C’est, une fois n’est pas coutume, avec la meilleure bonne foi du monde que chacun des prétendants au trône républicain, de gauche (Royal, Hollande, Valls, Montebourg…) comme du centre (Morin, Boorlo, Bayrou) [l’affaire semblant réglée à droite avec un prétendant unique : le président actuel] s’estime, non pas plus apte mais aussi apte que tous les autres (qui sont dans la même estime de soi), à assumer, le moment venu, les plus hautes charges de la République. Dans cette « société des individus », selon la formule de Norbert Elias, chacun, ayant absorbé, de tous ses pores, l’esprit égalitaire, se vit, en toutes choses, l’égal de tous les autres : c’est ce que j’ai nommé dans mon dernier livre, lui donnant son titre : L’individualisme démocratique. 1
Les conséquences sont dramatiques. Pour n’en citer qu’une, sans doute la principale, je mentionnerai le rejet, comme critères de sélection des « élites » républicaines, à la fois des capacités réelles, des expériences acquises, en un mot des talents et des vertus de chacun des hommes et femmes en compétition.

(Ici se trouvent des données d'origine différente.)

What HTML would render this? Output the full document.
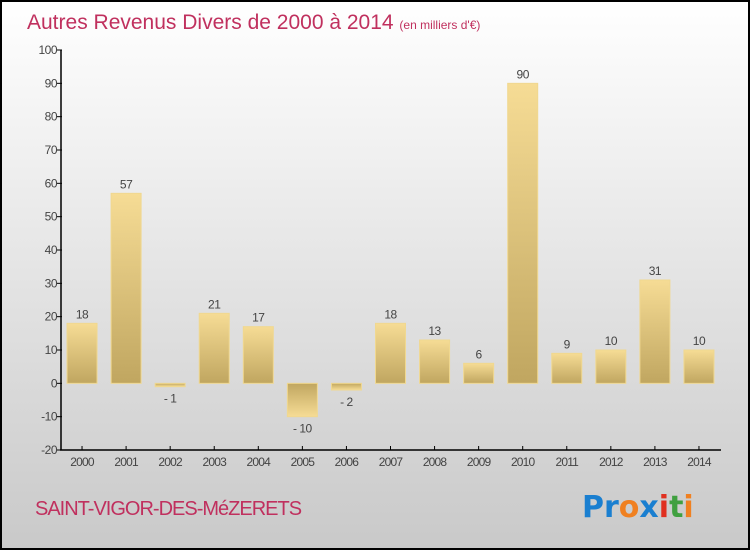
<!DOCTYPE html>
<html><head><meta charset="utf-8"><style>
body{margin:0;width:750px;height:550px;overflow:hidden;font-family:"Liberation Sans",sans-serif}
svg{display:block}
</style></head><body>
<svg width="750" height="550" xmlns="http://www.w3.org/2000/svg">
<defs>
<linearGradient id="bg" x1="0" y1="0" x2="0" y2="1"><stop offset="0" stop-color="#ffffff"/><stop offset="1" stop-color="#c9c9c9"/></linearGradient>
<linearGradient id="gp" x1="0" y1="0" x2="0" y2="1"><stop offset="0" stop-color="#f6dc95"/><stop offset="1" stop-color="#c0a660"/></linearGradient>
<linearGradient id="gn" x1="0" y1="1" x2="0" y2="0"><stop offset="0" stop-color="#f6dc95"/><stop offset="1" stop-color="#c0a660"/></linearGradient>
</defs>
<rect x="1" y="1" width="748" height="548" fill="url(#bg)" stroke="#000" stroke-width="2"/>
<text x="27" y="29" font-size="21" fill="#c0305e">Autres Revenus Divers de 2000 à 2014 <tspan font-size="12">(en milliers d'€)</tspan></text>
<g id="yaxis"></g>
<g id="bars"></g>
<g id="xaxis"></g>
<text x="35" y="515" font-size="20" fill="#c0305e" letter-spacing="-1">SAINT-VIGOR-DES-MéZERETS</text>
<text x="582" y="517" font-size="30" font-weight="bold" font-family="DejaVu Sans, sans-serif"><tspan fill="#1a7fd0">Pr</tspan><tspan fill="#f08020">o</tspan><tspan fill="#1a7fd0">x</tspan><tspan fill="#e03020">i</tspan><tspan fill="#40a040">t</tspan><tspan fill="#f08020">i</tspan></text>
</svg>
<script>
const categories=["2000","2001","2002","2003","2004","2005","2006","2007","2008","2009","2010","2011","2012","2013","2014"];
const values=[18,57,-1,21,17,-10,-2,18,13,6,90,9,10,31,10];
const yTicks=[-20,-10,0,10,20,30,40,50,60,70,80,90,100];
const NS="http://www.w3.org/2000/svg";
const x0=60,x1=721,yTop=50,yBot=450,vMin=-20,vMax=100;
const step=(x1-x0)/categories.length;
function y(v){return yBot-(v-vMin)/(vMax-vMin)*(yBot-yTop);}
function xc(i){return x0+step*(i+0.5);}
function mk(tag,attrs,parent){const e=document.createElementNS(NS,tag);for(const k in attrs)e.setAttribute(k,attrs[k]);parent.appendChild(e);return e;}
const ya=document.getElementById('yaxis'),xa=document.getElementById('xaxis'),bg=document.getElementById('bars');
yTicks.forEach(t=>{
  const l=mk('line',{x1:x0-3,x2:x0+2,y1:y(t),y2:y(t),stroke:'#000'},ya);
  
  
  const tx=mk('text',{x:x0-3,y:y(t)+4,'font-size':12,'text-anchor':'end',fill:'#444','letter-spacing':'-0.5'},ya);
  tx.textContent=t;
  
  
});
const yl=mk('line',{x1:x0+1,x2:x0+1,y1:yTop,y2:yBot,stroke:'#000','stroke-width':1.5},ya);


const xl=mk('line',{x1:x0,x2:x1,y1:yBot,y2:yBot,stroke:'#000','stroke-width':1.5},xa);


categories.forEach((c,i)=>{
  const v=values[i],cx=xc(i),bw=30;
  const yt=Math.min(y(v),y(0)),h=Math.abs(y(v)-y(0));
  const r=mk('rect',{x:cx-bw/2,y:yt,width:bw,height:Math.max(h,1.5),fill:v>=0?'url(#gp)':'url(#gn)',stroke:'#f0d890','stroke-width':1},bg);
  
  
  const lb=mk('text',{x:cx,y:v>=0?y(v)-5:y(v)+16,'font-size':12,'text-anchor':'middle',fill:'#444','letter-spacing':'-0.5'},bg);
  lb.textContent=v<0?'- '+Math.abs(v):v;
  
  
  const tk=mk('line',{x1:cx,x2:cx,y1:yBot-4,y2:yBot,stroke:'#000'},xa);
  
  
  const tl=mk('text',{x:cx,y:yBot+16,'font-size':12,'text-anchor':'middle',fill:'#444','letter-spacing':'-0.8'},xa);
  tl.textContent=c;
  
  
});
</script>
</body></html>
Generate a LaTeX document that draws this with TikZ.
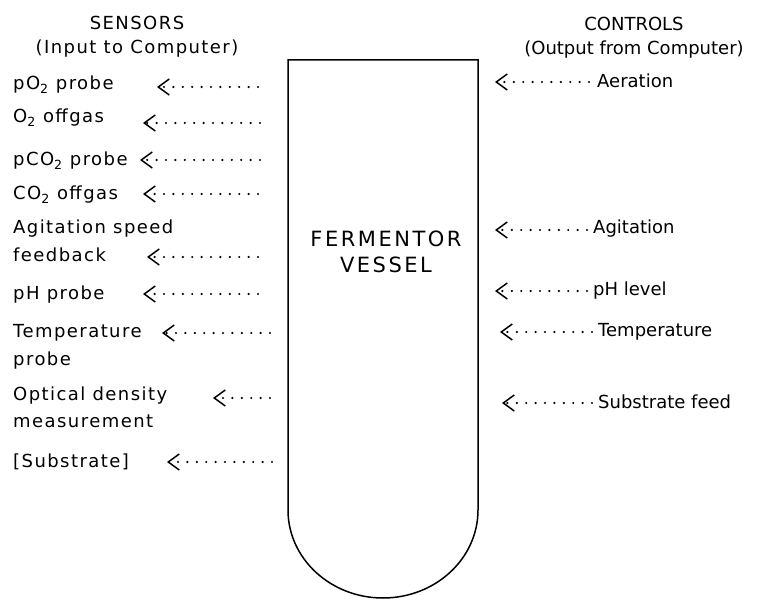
\documentclass[tikz,border=0pt]{standalone}
\usepackage{fontspec}
\setmainfont{DejaVu Sans}
\newfontfamily\widefont[LetterSpace=8]{DejaVu Sans}
\newfontfamily\vesselfont[LetterSpace=12]{DejaVu Sans}
\usetikzlibrary{arrows.meta}

\tikzset{
  ctl/.style={font=\fontsize{18}{28}\selectfont,inner sep=0pt,align=left,anchor=base west},
  lbl/.style={ctl,font=\widefont\fontsize{18}{28}\selectfont},
  head/.style={font=\widefont\fontsize{18}{24}\selectfont,inner sep=0pt,align=center,anchor=base},
  sig/.style={line width=2.4pt,line cap=round,dash pattern=on 0pt off 9.4pt,
    -{Straight Barb[length=11pt,width=16pt,line width=1.5pt]}},
}

\begin{document}
\begin{tikzpicture}[x=1pt,y=-1pt]
\useasboundingbox (0,0) rectangle (763,601);
\draw[line width=1.5pt] (288,60) -- (478,60) -- (478,510)
  arc[start angle=0,end angle=-180,x radius=95pt,y radius=88pt] -- cycle;
\node[font=\vesselfont\fontsize{21}{26}\selectfont,align=center,inner sep=0pt,anchor=base] (vessel) at (386,273) {FERMENTOR\\VESSEL};
\node[head] (sensors) at (137,54) {SENSORS\\(Input to Computer)};
\node[head,font=\fontsize{18}{24}\selectfont] (controls) at (634,55) {CONTROLS\\(Output from Computer)};
% sensors (multi-line labels sit on their last baseline)
\node[lbl] (po2) at (13,90) {pO\textsubscript{2} probe};
\node[lbl] (o2) at (13,123) {O\textsubscript{2} offgas};
\node[lbl] (pco2) at (13,166) {pCO\textsubscript{2} probe};
\node[lbl] (co2) at (13,200) {CO\textsubscript{2} offgas};
\node[lbl] (agit) at (13,262) {Agitation speed\\feedback};
\node[lbl] (ph) at (13,300) {pH probe};
\node[lbl] (temp) at (13,366) {Temperature\\probe};
\node[lbl] (od) at (13,428) {Optical density\\measurement};
\node[lbl] (subs) at (13,467) {[Substrate]};
\coordinate (po2 tip) at (157,87);  \coordinate (po2 end) at (258,87);
\coordinate (o2 tip) at (143,123);  \coordinate (o2 end) at (260,123);
\coordinate (pco2 tip) at (140,160); \coordinate (pco2 end) at (260,160);
\coordinate (co2 tip) at (143,194); \coordinate (co2 end) at (258,194);
\coordinate (agit tip) at (147,257); \coordinate (agit end) at (258,257);
\coordinate (ph tip) at (143,294);  \coordinate (ph end) at (258,294);
\coordinate (temp tip) at (162,333); \coordinate (temp end) at (270,333);
\coordinate (od tip) at (213,398);  \coordinate (od end) at (270,398);
\coordinate (subs tip) at (167,462); \coordinate (subs end) at (272,462);
\draw[sig] (po2 end) -- (po2 tip);
\draw[sig] (o2 end) -- (o2 tip);
\draw[sig] (pco2 end) -- (pco2 tip);
\draw[sig] (co2 end) -- (co2 tip);
\draw[sig] (agit end) -- (agit tip);
\draw[sig] (ph end) -- (ph tip);
\draw[sig] (temp end) -- (temp tip);
\draw[sig] (od end) -- (od tip);
\draw[sig] (subs end) -- (subs tip);
% controls
\node[ctl] (aer) at (597,88) {Aeration};
\node[ctl] (agc) at (593,234) {Agitation};
\node[ctl] (phc) at (593,296) {pH level};
\node[ctl] (tempc) at (598,337) {Temperature};
\node[ctl] (feed) at (598,409) {Substrate feed};
\coordinate (aer tip) at (495,82);   \coordinate (aer end) at (589,82);
\coordinate (agc tip) at (495,230);  \coordinate (agc end) at (587,230);
\coordinate (phc tip) at (495,291);  \coordinate (phc end) at (587,291);
\coordinate (tempc tip) at (500,332); \coordinate (tempc end) at (592,332);
\coordinate (feed tip) at (502,403); \coordinate (feed end) at (592,403);
\draw[sig] (aer end) -- (aer tip);
\draw[sig] (agc end) -- (agc tip);
\draw[sig] (phc end) -- (phc tip);
\draw[sig] (tempc end) -- (tempc tip);
\draw[sig] (feed end) -- (feed tip);
\end{tikzpicture}
\end{document}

Ce n’est donc pas à une bataille d’« egos » à laquelle nous assistons avec la multiplication, au PS, des candidatures à la candidature. L’ego, générateur d’égotisme, est un travers psychologique qui affecte certains individus dans tous types de sociétés. Il ne s’agit pas de ce travers en l’espèce. Avec cette lutte acharnée d’un régiment d’« individualistes-démocrates-souverains », qui aspirent au pouvoir suprême, chacun étant convaincu d’avoir, sur tous les autres, les mêmes droits à concourir, nous sommes plutôt face à un travers social : l’« individualisme » devenu sans freins dans la post-modernité. De cela, nous sommes désormais les spectateurs amusés ou désabusés, c’est selon. Mais attention, si la droite est aujourd’hui épargnée, c’est qu’elle dispose en Nicolas Sarkozy d’un « bouclier politique », pour l’heure, à toute épreuve. Ce n’est, je le redis, qu’un répit : dès 2017, le bal des « egos » droitistes s’ouvrira à son tour, avec la même bruyance qu’à gauche aujourd’hui. Les Fillon, Copé, Alliot-Marie, et d’autres sans doute, attendent leur heure ; elle viendra à coup sûr. Pour notre plus grand malheur !
1 Ed. L’œuvre, 2009.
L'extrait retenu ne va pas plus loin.